Kieselhorst goes on to say that some tough areas of the local job market include construction, which is still suffering from a slow housing market, and elementary school teaching.

"For every one elementary ed school teacher position here, there can be anywhere from 400 to 600 applicants," said Kieselhorst, "Minnesota has so many colleges with that program, so we're cranking out the new teachers, at the same time seeing budget cuts in the schools and layoffs."

Kieselhorst advises looking at a career field's 'job outlook' before going to school for it, and when applying for employment, stay flexible.

"That's probably the biggest mistake that people make," said Kieselhorst, "People will say 'I want to work in this town for these hours, on this shift,' and they won't get hired because most employers need flexibility.

He says another common mistake is not being eager to jump into different aspects of the job an employer might need done.

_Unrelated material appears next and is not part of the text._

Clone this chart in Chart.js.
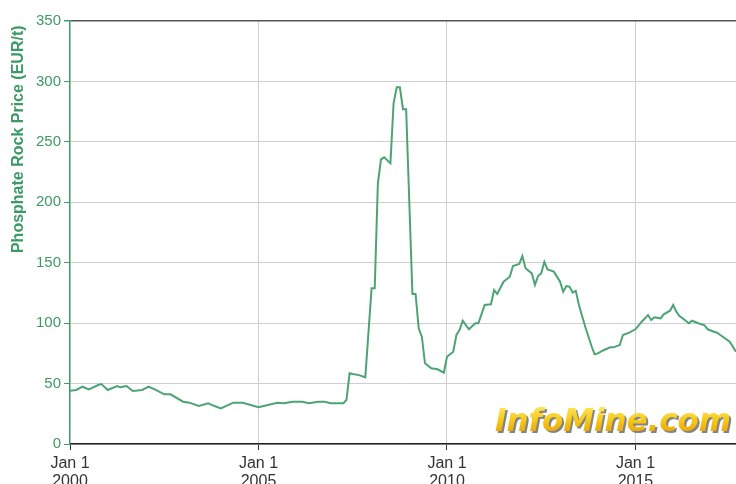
<!DOCTYPE html>
<html><head><meta charset="utf-8">
<script src="https://cdn.jsdelivr.net/npm/chart.js@4"></script>
<style>html,body{margin:0;padding:0;overflow:hidden;background:#fff}#wrap{width:736px;height:500px;position:relative}</style>
</head><body><div id="wrap"><canvas id="c"></canvas></div>
<script>
const months = [
 "2000-01","2000-03","2000-05","2000-07","2000-10","2000-11","2001-01","2001-04","2001-05","2001-07","2001-09","2001-12",
 "2002-02","2002-04","2002-07","2002-09","2003-01","2003-03","2003-06","2003-09","2003-11","2004-01","2004-05","2004-08",
 "2005-01","2005-04","2005-07","2005-09","2005-12","2006-03","2006-05","2006-08","2006-10","2006-12","2007-04","2007-05",
 "2007-06","2007-07","2007-09","2007-11","2008-01","2008-02","2008-03","2008-04","2008-05","2008-07","2008-08","2008-09",
 "2008-10","2008-11","2008-12","2009-02","2009-03","2009-04","2009-05","2009-06","2009-08","2009-10","2009-12","2010-01",
 "2010-03","2010-04","2010-05","2010-06","2010-08","2010-10","2010-11","2011-01","2011-03","2011-04","2011-05","2011-07",
 "2011-09","2011-10","2011-12","2012-01","2012-02","2012-04","2012-05","2012-06","2012-07","2012-08","2012-09","2012-11",
 "2013-01","2013-02","2013-03","2013-04","2013-05","2013-06","2013-07","2013-09","2013-11","2013-12","2014-01","2014-03",
 "2014-05","2014-06","2014-08","2014-09","2014-11","2015-01","2015-03","2015-05","2015-06","2015-07","2015-09","2015-10",
 "2015-12","2016-01","2016-02","2016-03","2016-04","2016-06","2016-07","2016-09","2016-11","2016-12","2017-02","2017-03",
 "2017-04","2017-07","2017-09","2017-10"
];
const prices = [
 44,44.7,47.4,45.2,48.8,49.6,44.7,48,46.9,48,43.9,44.7,
 47.4,45.2,41.1,41.1,35,34.2,31.4,33.7,31.4,29.5,34.2,34.2,
 30.4,32.3,34.2,33.7,35,35,33.7,35,35,33.7,33.7,36.4,
 58.5,57.9,57,55.2,128.8,128.8,215.7,235.5,237.2,232.2,281.9,295.1,
 295.1,277,277,124.1,124.1,95.7,88.8,66.8,62.6,61.8,59,72.2,
 76.4,90.2,94.3,102,94.9,99.9,99.9,115,115.6,127.4,124.1,134.3,
 138.4,147.3,148.9,155.6,145.4,141.2,131.6,139,141.2,150.8,144.5,142.6,
 134.3,126,130.7,130.2,125.2,126.8,115,97,81.1,74.2,75,77.8,
 80,80,81.9,90.2,92.1,94.9,101.2,106.7,102.6,104.8,104,107.3,
 110.3,115,109.5,105.9,104,99.9,102,99.9,98.2,94.9,92.9,92.1,
 90.2,84.6,76.4,69.5,67
];
const yTicks = [0,50,100,150,200,250,300,350];
const xTickYears = [2000,2005,2010,2015];
const xTickLabels = [["Jan 1","2000"],["Jan 1","2005"],["Jan 1","2010"],["Jan 1","2015"]];
const yTitle = "Phosphate Rock Price (EUR/t) ";
const watermark = "InfoMine.com";

function monthIndex(s){const p=s.split('-').map(Number);return (p[0]-2000)*12+(p[1]-1);}
const points = months.slice(0, prices.length).map((s,i)=>({x:monthIndex(s), y:prices[i]}));
const GREEN = '#3d9a66';

const watermarkPlugin = {
  id:'wm',
  afterDraw(chart){
    const ctx = chart.ctx;
    ctx.save();
    ctx.font = 'italic bold 32px "DejaVu Sans"';
    const w = ctx.measureText(watermark).width;
    const targetW = 236, x0 = 495, base = 431;
    ctx.translate(x0, base);
    ctx.scale(targetW / w, 1);
    ctx.textBaseline = 'alphabetic';
    ctx.fillStyle = 'rgba(110,110,110,0.85)';
    ctx.fillText(watermark, 2, 2);
    const g = ctx.createLinearGradient(0, -24, 0, 0);
    g.addColorStop(0, '#ffe45a');
    g.addColorStop(0.5, '#f7cc1c');
    g.addColorStop(1, '#eeaa08');
    ctx.fillStyle = g;
    ctx.fillText(watermark, 0, 0);
    ctx.restore();
  }
};

new Chart(document.getElementById('c'), {
  type:'line',
  data:{datasets:[{data:points, borderColor:'#4ca475', borderWidth:2, pointRadius:0, tension:0, fill:false}]},
  options:{
    responsive:true, maintainAspectRatio:false, animation:false,
    layout:{padding:{top:21,right:0,left:0,bottom:0}},
    plugins:{legend:{display:false}, tooltip:{enabled:false}},
    scales:{
      x:{
        type:'linear', min:0, max:212,
        afterBuildTicks:s=>{s.ticks = xTickYears.map(y=>({value:(y-2000)*12}));},
        afterFit:s=>{s.height = 56;},
        ticks:{
          autoSkip:false, maxRotation:0, padding:5, color:'#333',
          font:{family:'"Liberation Sans", Arial', size:16, lineHeight:1.1},
          callback:(v)=>{const i=xTickYears.indexOf(2000+v/12);return i>=0?xTickLabels[i]:'';}
        },
        grid:{color:c=>c.tick && c.tick.value===0?'rgba(0,0,0,0)':'#cfcfcf', tickColor:'#333', tickLength:6, lineWidth:1},
        border:{color:'#222', width:1.5}
      },
      y:{
        min:0, max:350,
        afterBuildTicks:s=>{s.ticks = yTicks.map(v=>({value:v}));},
        afterFit:s=>{s.width = 70;},
        ticks:{color:GREEN, padding:3, font:{family:'"Liberation Sans", Arial', size:15}},
        grid:{color:c=>c.tick && c.tick.value===350?'#555':'#cfcfcf', tickColor:GREEN, tickLength:6, lineWidth:c=>c.tick && c.tick.value===350?1.5:1},
        border:{color:GREEN, width:1.5},
        title:{display:true, text:yTitle, color:GREEN, align:'end', padding:{top:9,bottom:0}, font:{family:'"Liberation Sans", Arial', size:16, weight:'bold'}}
      }
    }
  },
  plugins:[watermarkPlugin]
});
</script></body></html>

"They'll say, 'That's not in my job description', but the thing is, they forget about that part of the job description that often says 'or other duties as assigned.'"

Kieselhorst says resume mistakes also cost job seekers opportunities.

"They might take a cover letter from the last job they applied to and just change things a little," said Kieselhorst, "but if they accidentally miss a reference to the last company in there somewhere, it's the kiss of death."

Kieselhorst says having computer skills these days is also a must, no matter what job you are applying for.

He also advises to network, network, network.

"Only about a third of the job openings are even posted between online job sites and the newspaper," said Kieselhorst, adding that job seekers should also contact a prospective employer even if they do not see a job opening with them.

"Just talking to people is so important," said Kieselhorst, "You can't wait for a good job to come to you -- you have to find it."

The Minnesota WorkForce Center in Detroit Lakes offers free classes and services in its Resource Room for resume making, job seeking, interviewing and budgeting skills.

Kieselhorst says about 200 people take advantage of the Resource Room every week.